With just nine days to go until his inauguration as President of the United States, Donald Trump has again found himself at the centre of a scandal involving alleged links to the Russian state.
A classified briefing on Russian hacking, given to both President Barack Obama and the President-elect, included allegations that Mr Trump or his surrogates had direct contact with the Kremlin before and during the 2016 election campaign.
And the report also details "perverted sexual acts" involving prostitutes alleged to have taken place in a hotel room in Moscow. The suggestion is that the claims could have been used by Russia to compromise the incoming US President.
Mr Trump has strenuously denied the unverified allegations, which came in a two-page synopsis attached to a classified intelligence report into Russian interference in the US election. A declassified version was distributed publicly last week.
Intelligence officials said they could not independently verify the embarrassing claims, compiled by a former British spy who was hired by Mr Trump’s political opponents.
The Kremlin dismissed the report as "fake" and "total bluff" in a statement on Wednesday morning, saying it had no "compromising information" on either Mr Trump or his 2016 rival Hillary Clinton. On Tuesday night, Mr Trump's political advisor Kellyanne Conway also dismissed the claims as coming from "unnamed, unspoken sources".
The allegations have been circulating among intelligence agencies for some months and were in part reported upon before the election, but they have now been presented to the President and President-elect in greater detail because officials have performed checks on the former British spy and his sources and found them largely credible, CNN reported.
While stressing that the sexual claims remain unverified, BuzzFeed News published the classified two-page synopsis in full online. The site says it published the unsubstantiated allegations so Americans could make up their own minds.
The potentially compromising allegations emerged on the same night as Mr Obama gave his final presidential address, and ahead of a scheduled news conference on Wednesday afternoon in which Mr Trump was supposed to discuss his business empire and potential conflicts of interest. That conference was, as of Wednesday morning, still going ahead.

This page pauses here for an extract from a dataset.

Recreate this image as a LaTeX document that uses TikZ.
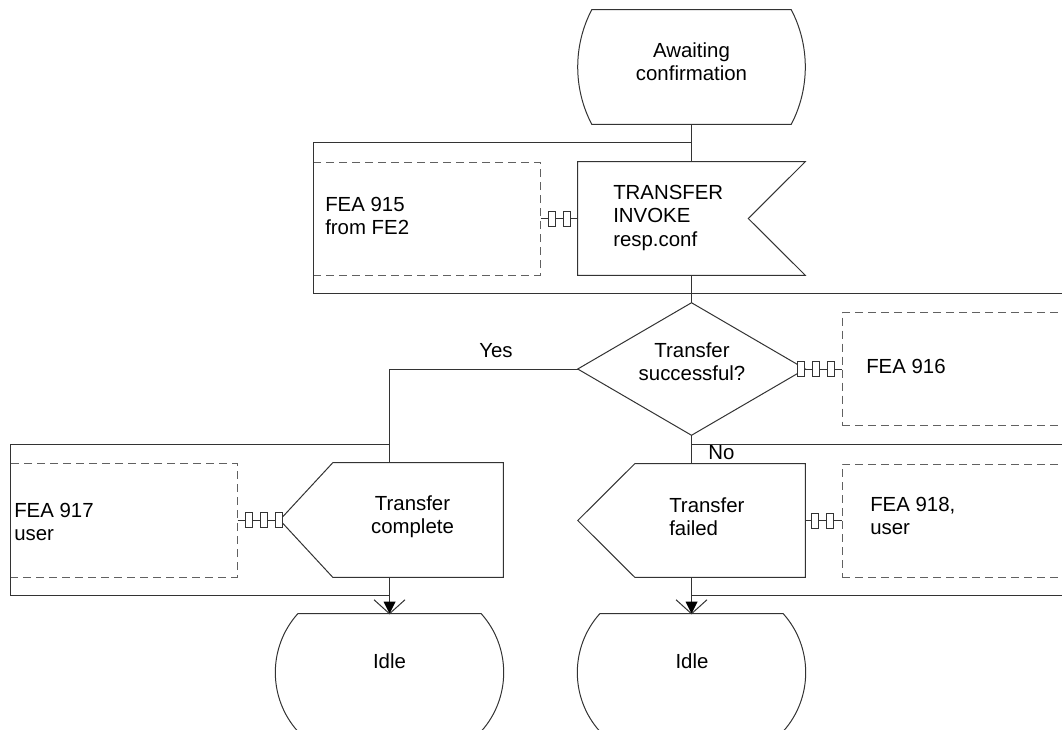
\documentclass[tikz,border=0pt]{standalone}
\usepackage{fontspec}
\setmainfont{Liberation Sans}
\usetikzlibrary{calc}
\tikzset{
  x=0.75pt, y=-0.75pt,
  ln/.style={draw=black!80, line width=0.75pt},
  dsh/.style={draw=black!62, line width=0.75pt, dash pattern=on 6pt off 3.75pt},
  sb/.style 2 args={inner sep=0pt, minimum width=#1*0.75pt, minimum height=#2*0.75pt},
  txt/.style={inner sep=0pt, font=\fontsize{15.3}{17.6}\selectfont, text=black},
  lnkbox/.pic={\draw[ln, fill=white] (-3.5,-7.5) rectangle (3.5,7.5);},
  flowtip/.pic={\fill[black] (0,0) -- (-6,-12) -- (6,-12) -- cycle;
                \draw[ln] (-15.5,-14) -- (0,0) -- (15.5,-14);}
}
\newcommand\drawstatesym[4]{%
  \draw[ln] ($(#1.north west)+(#2,0)$) -- ($(#1.north east)+(-#2,0)$)
    .. controls +(#3,#4) and +(#3,-#4) .. ($(#1.south east)+(-#2,0)$)
    -- ($(#1.south west)+(#2,0)$)
    .. controls +(-#3,-#4) and +(-#3,#4) .. ($(#1.north west)+(#2,0)$) -- cycle;}
\begin{document}
\begin{tikzpicture}
\useasboundingbox (0,0) rectangle (1062,729);
\clip (0,0) rectangle (1062,729);

% shape nodes (geometry only)
\node[sb={227}{114}] (s1) at (691.5,67) {};
\node[sb={227}{113}] (t1) at (691.5,218.5) {};
\node[sb={227}{113}, dsh, draw] (f915) at (426.5,218.5) {};
\node[sb={227}{132}] (d1) at (691.5,369) {};
\node[sb={227}{113}, dsh, draw] (f916) at (955.5,369) {};
\node[sb={223}{114}] (o1) at (391.5,520) {};
\node[sb={227}{114}, dsh, draw] (f917) at (123.5,520) {};
\node[sb={227}{113}] (o2) at (691.5,520.5) {};
\node[sb={227}{113}, dsh, draw] (f918) at (955.5,520.5) {};
\node[sb={227}{117}] (i1) at (389.5,672.5) {};
\node[sb={227}{117}] (i2) at (691.5,672.5) {};

% group frames
\draw[ln] (691.5,142) -- (313,142) -- (313,293) -- (1070,293);
\draw[ln] (691.5,444) -- (1070,444);
\draw[ln] (389.5,444) -- (10,444) -- (10,595) -- (389.5,595);
\draw[ln] (691.5,595) -- (1070,595);

% symbol outlines
\drawstatesym{s1}{14}{18.7}{35.7}
\drawstatesym{i1}{22}{29.9}{33.4}
\drawstatesym{i2}{22}{29.9}{33.4}
\draw[ln] (t1.north west) -- (t1.north east) -- ($(t1.east)+(-57,0)$) -- (t1.south east) -- (t1.south west) -- cycle;
\draw[ln] (d1.north) -- (d1.east) -- (d1.south) -- (d1.west) -- cycle;
\draw[ln] ($(o1.north west)+(53,0)$) -- (o1.north east) -- (o1.south east) -- ($(o1.south west)+(53,0)$) -- (o1.west) -- cycle;
\draw[ln] ($(o2.north west)+(57,0)$) -- (o2.north east) -- (o2.south east) -- ($(o2.south west)+(57,0)$) -- (o2.west) -- cycle;

% flow connectors
\draw[ln] (s1.south) -- (t1.north);
\draw[ln] (t1.south) -- (d1.north);
\draw[ln] (d1.west) -| (o1.north -| i1.north);
\draw[ln] (o1.south -| i1.north) -- (i1.north);
\draw[ln] (d1.south) -- (o2.north);
\draw[ln] (o2.south) -- (i2.north);
\pic at (i1.north) {flowtip};
\pic at (i2.north) {flowtip};

% associations with link boxes
\draw[ln] (f915.east) -- (t1.west);
\pic at ($(f915.east)+(11.5,0)$) {lnkbox};
\pic at ($(f915.east)+(26.5,0)$) {lnkbox};
\draw[ln] (d1.east) -- (f916.west);
\pic at ($(f916.west)+(-40.5,0)$) {lnkbox};
\pic at ($(f916.west)+(-25.5,0)$) {lnkbox};
\pic at ($(f916.west)+(-10.5,0)$) {lnkbox};
\draw[ln] (f917.east) -- (o1.west);
\pic at ($(f917.east)+(11.5,0)$) {lnkbox};
\pic at ($(f917.east)+(26.5,0)$) {lnkbox};
\pic at ($(f917.east)+(41.5,0)$) {lnkbox};
\draw[ln] (o2.east) -- (f918.west);
\pic at ($(f918.west)+(-26.5,0)$) {lnkbox};
\pic at ($(f918.west)+(-11.5,0)$) {lnkbox};

% texts
\node[txt, anchor=north, align=center] (ts1) at (691.5,42) {Awaiting\\confirmation};
\node[txt, anchor=north west, align=left] (tt1) at (613,185) {TRANSFER\\INVOKE\\resp.conf};
\node[txt, anchor=north west, align=left] (tf915) at (325,197) {FEA 915\\from FE2};
\node[txt, anchor=north, align=center] (td1) at (692,342) {Transfer\\successful?};
\node[txt, anchor=north] (tyes) at (496,343) {Yes};
\node[txt, anchor=north west] (tf916) at (866,359) {FEA 916};
\node[txt, anchor=north west] (tno) at (708,445.5) {No};
\node[txt, anchor=north, align=center] (to1) at (412.5,495) {Transfer\\complete};
\node[txt, anchor=north west, align=left] (tf917) at (14,503) {FEA 917\\user};
\node[txt, anchor=north west, align=left] (to2) at (669,497) {Transfer\\failed};
\node[txt, anchor=north west, align=left] (tf918) at (870,497) {FEA 918,\\user};
\node[txt, anchor=north] (ti1) at (389.5,653) {Idle};
\node[txt, anchor=north] (ti2) at (692,653) {Idle};
\end{tikzpicture}
\end{document}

Dozens of memos have been compiled by the former British operative, beginning as opposition research by Mr Trump’s rivals for the Republican candidacy, unnamed security sources told CNN.
The former MI6 agent reportedly served in Russia during the 1990s. His investigation into the New York businessman started during the GOP primaries, and was then taken up by liberal groups and donors once Mr Trump became the presidential nominee.
Much like the declassified report released on Friday, the two-page synopsis of the memos did not include details about sources or methods.
The documents have apparently circulated for months among top senators and intelligence officials. Journalists who obtained the documents had for weeks been unable to corroborate the contents.
The unverified, scanned memo alleges that Russia had "cultivated" Mr Trump to be a presidential candidate over the past five years; that he was allegedly bribed with various lucrative real estate deals in Russia, although he had turned them down; plus the sexual claims that could compromise him personally.
Former Senate Minority Leader Harry Reid alluded to the memos in a fiery letter to FBI director James Comey at the end of October last year, following his unusual announcement about a further Clinton email probe 11 days before the election.
"In my communications with you and other top officials in the national security community, it has become clear that you possess explosive information about close ties and coordination between Donald Trump, his top advisors, and the Russian government," Mr Reid wrote at the time. "The public has a right to know this information."
Last month, President Obama ordered the intelligence community to deliver a full report into Russia's role in the hacking of Democratic institutions.
The declassified report released last week concluded that: "[Vladimir] Putin ordered an influence campaign in 2016 aimed at the US presidential election, the consistent goals of which were to undermine public faith in the US democratic process, denigrate Secretary [Hillary] Clinton, and harm her electability and potential presidency.”
Prior to his briefing with intelligence chiefs, Mr Trump had tried to fervently discredit the assessment that Russian operatives – directed by Mr Putin – had hacked the Democratic National Committee and Clinton campaign chair John Podesta in a widespread campaign to help him win the election.
"While Russia, China, other countries, outside groups and people are consistently trying to break through the cyber infrastructure of our governmental institutions, businesses, and organisations including the Democratic National Committee," Mr Trump said in a statement, "there was absolutely no effect on the outcome of the election, including the fact that there was no tampering whatsoever with voting machines."
Intelligence officials maintained that, while Russian hackers did not tamper with vote tallies or machines, they could not gauge the influence the email leak and disinformation campaign had on voters' ultimate decisions.
The report stated: "We did not make an assessment of the impact that Russian activities had on the outcome of the 2016 election."